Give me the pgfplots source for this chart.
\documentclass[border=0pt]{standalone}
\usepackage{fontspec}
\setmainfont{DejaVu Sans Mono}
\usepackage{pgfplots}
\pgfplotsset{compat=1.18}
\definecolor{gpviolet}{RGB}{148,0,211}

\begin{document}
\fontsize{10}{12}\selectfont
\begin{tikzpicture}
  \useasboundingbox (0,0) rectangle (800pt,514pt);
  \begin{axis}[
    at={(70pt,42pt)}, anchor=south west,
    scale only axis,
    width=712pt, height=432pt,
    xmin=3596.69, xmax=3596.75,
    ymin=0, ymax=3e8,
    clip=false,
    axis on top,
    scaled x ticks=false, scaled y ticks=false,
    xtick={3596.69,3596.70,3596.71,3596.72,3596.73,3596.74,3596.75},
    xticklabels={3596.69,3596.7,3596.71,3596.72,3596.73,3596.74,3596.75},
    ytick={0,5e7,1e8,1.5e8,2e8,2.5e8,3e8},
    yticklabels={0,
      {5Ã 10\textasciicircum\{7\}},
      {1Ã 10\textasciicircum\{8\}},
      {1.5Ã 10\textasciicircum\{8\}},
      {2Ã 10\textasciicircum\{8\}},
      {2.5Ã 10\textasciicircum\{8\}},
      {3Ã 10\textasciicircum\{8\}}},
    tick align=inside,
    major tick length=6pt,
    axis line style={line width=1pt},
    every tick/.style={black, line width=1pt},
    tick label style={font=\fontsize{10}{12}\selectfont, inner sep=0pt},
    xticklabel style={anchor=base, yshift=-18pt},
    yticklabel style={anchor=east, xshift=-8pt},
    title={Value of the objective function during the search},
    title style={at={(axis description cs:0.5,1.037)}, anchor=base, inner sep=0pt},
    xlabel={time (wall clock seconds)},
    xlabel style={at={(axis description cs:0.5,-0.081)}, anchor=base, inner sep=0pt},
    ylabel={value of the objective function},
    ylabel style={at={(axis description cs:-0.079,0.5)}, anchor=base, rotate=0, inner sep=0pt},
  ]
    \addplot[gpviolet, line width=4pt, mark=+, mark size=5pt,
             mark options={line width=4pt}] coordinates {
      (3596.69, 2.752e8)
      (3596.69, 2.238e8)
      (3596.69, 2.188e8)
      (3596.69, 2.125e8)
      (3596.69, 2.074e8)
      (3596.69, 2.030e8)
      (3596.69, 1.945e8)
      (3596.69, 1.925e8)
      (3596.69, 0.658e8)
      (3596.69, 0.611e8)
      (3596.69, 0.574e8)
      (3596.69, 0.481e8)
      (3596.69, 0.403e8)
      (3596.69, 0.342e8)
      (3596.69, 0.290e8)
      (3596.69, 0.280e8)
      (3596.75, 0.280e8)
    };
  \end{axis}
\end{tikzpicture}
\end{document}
________
• Your instructions:
Quote each line above in full, word for word.

• Task result:
Give me the pgfplots source for this chart.
\documentclass[border=0pt]{standalone}
\usepackage{fontspec}
\setmainfont{DejaVu Sans Mono}
\usepackage{pgfplots}
\pgfplotsset{compat=1.18}
\definecolor{gpviolet}{RGB}{148,0,211}

\begin{document}
\fontsize{10}{12}\selectfont
\begin{tikzpicture}
  \useasboundingbox (0,0) rectangle (800pt,514pt);
  \begin{axis}[
    at={(70pt,42pt)}, anchor=south west,
    scale only axis,
    width=712pt, height=432pt,
    xmin=3596.69, xmax=3596.75,
    ymin=0, ymax=3e8,
    clip=false,
    axis on top,
    scaled x ticks=false, scaled y ticks=false,
    xtick={3596.69,3596.70,3596.71,3596.72,3596.73,3596.74,3596.75},
    xticklabels={3596.69,3596.7,3596.71,3596.72,3596.73,3596.74,3596.75},
    ytick={0,5e7,1e8,1.5e8,2e8,2.5e8,3e8},
    yticklabels={0,
      {5Ã 10\textasciicircum\{7\}},
      {1Ã 10\textasciicircum\{8\}},
      {1.5Ã 10\textasciicircum\{8\}},
      {2Ã 10\textasciicircum\{8\}},
      {2.5Ã 10\textasciicircum\{8\}},
      {3Ã 10\textasciicircum\{8\}}},
    tick align=inside,
    major tick length=6pt,
    axis line style={line width=1pt},
    every tick/.style={black, line width=1pt},
    tick label style={font=\fontsize{10}{12}\selectfont, inner sep=0pt},
    xticklabel style={anchor=base, yshift=-18pt},
    yticklabel style={anchor=east, xshift=-8pt},
    title={Value of the objective function during the search},
    title style={at={(axis description cs:0.5,1.037)}, anchor=base, inner sep=0pt},
    xlabel={time (wall clock seconds)},
    xlabel style={at={(axis description cs:0.5,-0.081)}, anchor=base, inner sep=0pt},
    ylabel={value of the objective function},
    ylabel style={at={(axis description cs:-0.079,0.5)}, anchor=base, rotate=0, inner sep=0pt},
  ]
    \addplot[gpviolet, line width=4pt, mark=+, mark size=5pt,
             mark options={line width=4pt}] coordinates {
      (3596.69, 2.752e8)
      (3596.69, 2.238e8)
      (3596.69, 2.188e8)
      (3596.69, 2.125e8)
      (3596.69, 2.074e8)
      (3596.69, 2.030e8)
      (3596.69, 1.945e8)
      (3596.69, 1.925e8)
      (3596.69, 0.658e8)
      (3596.69, 0.611e8)
      (3596.69, 0.574e8)
      (3596.69, 0.481e8)
      (3596.69, 0.403e8)
      (3596.69, 0.342e8)
      (3596.69, 0.290e8)
      (3596.69, 0.280e8)
      (3596.75, 0.280e8)
    };
  \end{axis}
\end{tikzpicture}
\end{document}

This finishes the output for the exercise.